A long-anticipated visit to Grangewilliam, near Maynooth (Co. Kildare)
- Chloé Lacoste
- 10 juin 2020
- 3 min de lecture
Dernière mise à jour : 11 juin 2020
After I started working at Maynooth University, I soon became obsessed with this small graveyard I could see accross the Royal Canal when cycling along it to work. You must have spotted it if you ever took the train from Dublin to Maynooth. It stands right next to the tracks, almost exactly opposite the entrance to Carton House Golf Course.
So last week, we finally decided to go. We cycled over the bridge, and then assumed we had to reach the next left turn and would find a footpath off that road to lead us to the graveyard. But the next left turn was actually a private road and closed at the gates, Grangewilliam is not so easily acccessible to the undeserving! We went back towards the bridge to look for another way, and it turns out there is simply a walkway accross the meadow the graveyard is in, and then you can enter through a tiny metal stairway to the right of the wall.

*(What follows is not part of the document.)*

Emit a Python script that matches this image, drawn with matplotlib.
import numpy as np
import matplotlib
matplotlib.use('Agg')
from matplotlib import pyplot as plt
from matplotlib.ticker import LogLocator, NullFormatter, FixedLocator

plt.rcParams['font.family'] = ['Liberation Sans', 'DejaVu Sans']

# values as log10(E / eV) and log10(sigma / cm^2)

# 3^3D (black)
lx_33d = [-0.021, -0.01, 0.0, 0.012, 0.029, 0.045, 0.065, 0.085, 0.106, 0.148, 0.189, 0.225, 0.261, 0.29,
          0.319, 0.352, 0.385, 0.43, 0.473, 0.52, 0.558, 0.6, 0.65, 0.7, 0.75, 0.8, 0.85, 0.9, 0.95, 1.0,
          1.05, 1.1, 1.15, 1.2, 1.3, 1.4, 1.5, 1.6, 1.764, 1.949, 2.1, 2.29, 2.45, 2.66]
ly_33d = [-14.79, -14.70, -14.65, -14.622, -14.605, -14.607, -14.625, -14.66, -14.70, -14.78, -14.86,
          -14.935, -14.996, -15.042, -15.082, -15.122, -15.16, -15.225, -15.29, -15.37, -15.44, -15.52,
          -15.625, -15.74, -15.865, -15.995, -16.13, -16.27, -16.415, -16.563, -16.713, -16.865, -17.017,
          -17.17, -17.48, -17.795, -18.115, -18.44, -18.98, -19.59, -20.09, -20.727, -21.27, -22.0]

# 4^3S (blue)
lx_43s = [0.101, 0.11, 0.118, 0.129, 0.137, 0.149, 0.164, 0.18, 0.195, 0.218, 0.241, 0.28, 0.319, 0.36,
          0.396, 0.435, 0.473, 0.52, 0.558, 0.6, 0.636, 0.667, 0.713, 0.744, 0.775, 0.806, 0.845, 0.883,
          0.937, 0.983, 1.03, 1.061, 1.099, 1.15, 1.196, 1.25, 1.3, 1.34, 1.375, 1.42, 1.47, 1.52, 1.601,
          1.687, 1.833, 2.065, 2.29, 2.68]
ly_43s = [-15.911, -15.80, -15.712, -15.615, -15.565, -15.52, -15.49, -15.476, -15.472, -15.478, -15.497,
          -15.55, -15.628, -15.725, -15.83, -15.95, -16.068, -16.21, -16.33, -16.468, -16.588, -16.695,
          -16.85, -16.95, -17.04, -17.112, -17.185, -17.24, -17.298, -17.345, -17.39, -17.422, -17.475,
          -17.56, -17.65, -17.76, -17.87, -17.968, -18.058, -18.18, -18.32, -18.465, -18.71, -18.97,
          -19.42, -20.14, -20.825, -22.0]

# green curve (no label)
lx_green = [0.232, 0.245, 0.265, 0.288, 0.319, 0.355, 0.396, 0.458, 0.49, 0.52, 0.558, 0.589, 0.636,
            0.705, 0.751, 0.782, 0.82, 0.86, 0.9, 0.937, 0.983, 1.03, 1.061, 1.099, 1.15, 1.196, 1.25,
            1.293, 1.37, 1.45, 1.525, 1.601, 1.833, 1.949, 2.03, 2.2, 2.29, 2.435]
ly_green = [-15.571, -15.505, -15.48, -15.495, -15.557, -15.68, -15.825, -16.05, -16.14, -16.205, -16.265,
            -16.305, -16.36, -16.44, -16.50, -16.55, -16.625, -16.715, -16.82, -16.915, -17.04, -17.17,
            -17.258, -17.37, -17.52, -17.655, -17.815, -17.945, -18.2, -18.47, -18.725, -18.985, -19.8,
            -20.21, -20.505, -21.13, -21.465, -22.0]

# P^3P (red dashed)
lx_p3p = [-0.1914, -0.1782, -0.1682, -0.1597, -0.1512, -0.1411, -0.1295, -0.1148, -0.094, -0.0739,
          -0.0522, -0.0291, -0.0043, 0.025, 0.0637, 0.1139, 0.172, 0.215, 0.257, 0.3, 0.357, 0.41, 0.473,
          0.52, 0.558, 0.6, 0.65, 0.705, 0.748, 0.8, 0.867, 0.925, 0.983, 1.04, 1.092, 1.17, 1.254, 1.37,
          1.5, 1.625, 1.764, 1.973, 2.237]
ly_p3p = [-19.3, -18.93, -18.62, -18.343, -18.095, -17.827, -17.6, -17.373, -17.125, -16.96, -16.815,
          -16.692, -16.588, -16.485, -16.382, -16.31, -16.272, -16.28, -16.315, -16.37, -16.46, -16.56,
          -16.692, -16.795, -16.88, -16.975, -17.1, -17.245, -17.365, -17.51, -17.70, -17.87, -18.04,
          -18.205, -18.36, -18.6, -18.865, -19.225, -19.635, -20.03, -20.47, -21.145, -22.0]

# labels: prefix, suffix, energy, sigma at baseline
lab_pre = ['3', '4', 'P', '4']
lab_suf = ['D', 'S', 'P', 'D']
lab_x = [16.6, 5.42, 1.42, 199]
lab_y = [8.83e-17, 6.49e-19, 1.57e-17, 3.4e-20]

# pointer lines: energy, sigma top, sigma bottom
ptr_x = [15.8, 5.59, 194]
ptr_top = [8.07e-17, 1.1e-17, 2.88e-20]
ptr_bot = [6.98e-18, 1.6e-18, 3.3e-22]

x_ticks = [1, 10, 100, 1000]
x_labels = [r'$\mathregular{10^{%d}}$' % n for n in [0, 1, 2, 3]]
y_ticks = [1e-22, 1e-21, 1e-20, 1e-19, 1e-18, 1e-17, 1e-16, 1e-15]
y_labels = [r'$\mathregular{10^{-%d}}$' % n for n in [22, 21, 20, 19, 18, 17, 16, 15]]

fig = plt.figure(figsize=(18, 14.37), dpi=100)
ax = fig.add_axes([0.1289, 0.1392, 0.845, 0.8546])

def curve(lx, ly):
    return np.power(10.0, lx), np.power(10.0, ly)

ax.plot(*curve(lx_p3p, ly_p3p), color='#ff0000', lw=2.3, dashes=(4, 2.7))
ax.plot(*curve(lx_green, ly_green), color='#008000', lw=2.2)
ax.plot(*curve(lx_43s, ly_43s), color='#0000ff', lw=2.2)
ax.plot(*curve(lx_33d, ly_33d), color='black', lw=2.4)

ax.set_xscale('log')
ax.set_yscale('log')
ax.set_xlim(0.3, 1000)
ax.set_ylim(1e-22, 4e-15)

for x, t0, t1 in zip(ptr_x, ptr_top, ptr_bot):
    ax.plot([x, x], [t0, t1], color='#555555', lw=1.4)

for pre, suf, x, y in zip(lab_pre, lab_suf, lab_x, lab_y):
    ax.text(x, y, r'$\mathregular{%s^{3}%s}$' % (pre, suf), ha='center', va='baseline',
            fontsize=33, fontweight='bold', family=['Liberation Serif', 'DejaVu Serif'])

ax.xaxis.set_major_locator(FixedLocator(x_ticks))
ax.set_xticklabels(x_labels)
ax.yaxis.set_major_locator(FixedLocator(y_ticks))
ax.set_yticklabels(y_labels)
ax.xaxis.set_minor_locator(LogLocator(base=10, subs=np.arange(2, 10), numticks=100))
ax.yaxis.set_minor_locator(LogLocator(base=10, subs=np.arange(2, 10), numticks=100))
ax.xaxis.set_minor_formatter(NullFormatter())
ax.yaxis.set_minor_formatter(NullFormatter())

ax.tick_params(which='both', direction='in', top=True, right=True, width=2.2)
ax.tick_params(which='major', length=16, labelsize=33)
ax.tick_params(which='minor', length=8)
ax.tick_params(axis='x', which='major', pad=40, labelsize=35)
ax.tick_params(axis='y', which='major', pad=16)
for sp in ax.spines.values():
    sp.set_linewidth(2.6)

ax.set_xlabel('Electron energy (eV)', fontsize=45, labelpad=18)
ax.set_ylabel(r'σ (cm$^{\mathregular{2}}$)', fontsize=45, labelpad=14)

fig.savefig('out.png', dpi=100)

Once you have proven yourself worthy of entering it, Grangewilliam is everything a typical Irish graveyard is supposed to be, with its overgrown ivy cover (by the way you might want to avoid sandals to walk it)...

ruined old church...


and celtic crosses.
And you can enjoy it all on your own!
Wikipedia told me Grangewilliam was originally a monastic settlement, and the ruined walls are those of the 14th century chapel. The oldest (readable) tombstone we found was erected by the Duke of Leinster for his gardener, Patrick Allen, who died in August 1778:

Putting on my historian/art-historian/observer-of-Irish-customs glasses, I was particularly interested in three memorials. The first one I actually noticed just as we were leaving. It is an extremely simple cross, not the type to attract much attention, but in its centre is a fading relief medallion of Christ's face:


Despite its charmingly unkempt aspect, the graveyard is not utterly abandoned, and there are more recent graves in it. Among them this fascinating slab erected in the early 21st century to honour a whole family, from the great-grand-parents to the mother:

Meta Horgan's family cannot have known all the ancestors mentioned on the slab (some of whom they don't even know when they died), yet they felt the need to dedicate them their "loving memory" and reunite them beyond death, and even beyond different burial grounds (Sutton Cemetery is now on my list of places to visit), almost like the erection of this slab was a way to inform the rest of the family of where Meta was buried. This shows the importance of lineage and continuity in death, a trait shared by many cultures, but also the Irish all-important sense of place.
One element that is particularly striking to me as a foreigner is the material relationship many Irish people maintain with their dead relatives, with an array of symbolic gifts left on graves (toys on children's graves for example). That material culture of death is discreetly present in Grangewilliam, in a corner of the old chapel wall:

Almost hidden under the ivy leaves, with no plaque, no slab, no name (I am not even sure the person is actually buried there), someone left this inconspicuous memorial made of a lantern, Brigid's cross, and a picture - probably of the dead person being so remembered.
Off the beaten track, Grangewilliam's quiet atmosphere is definitely worth a detour, and certainly holds many more unspotted treasures.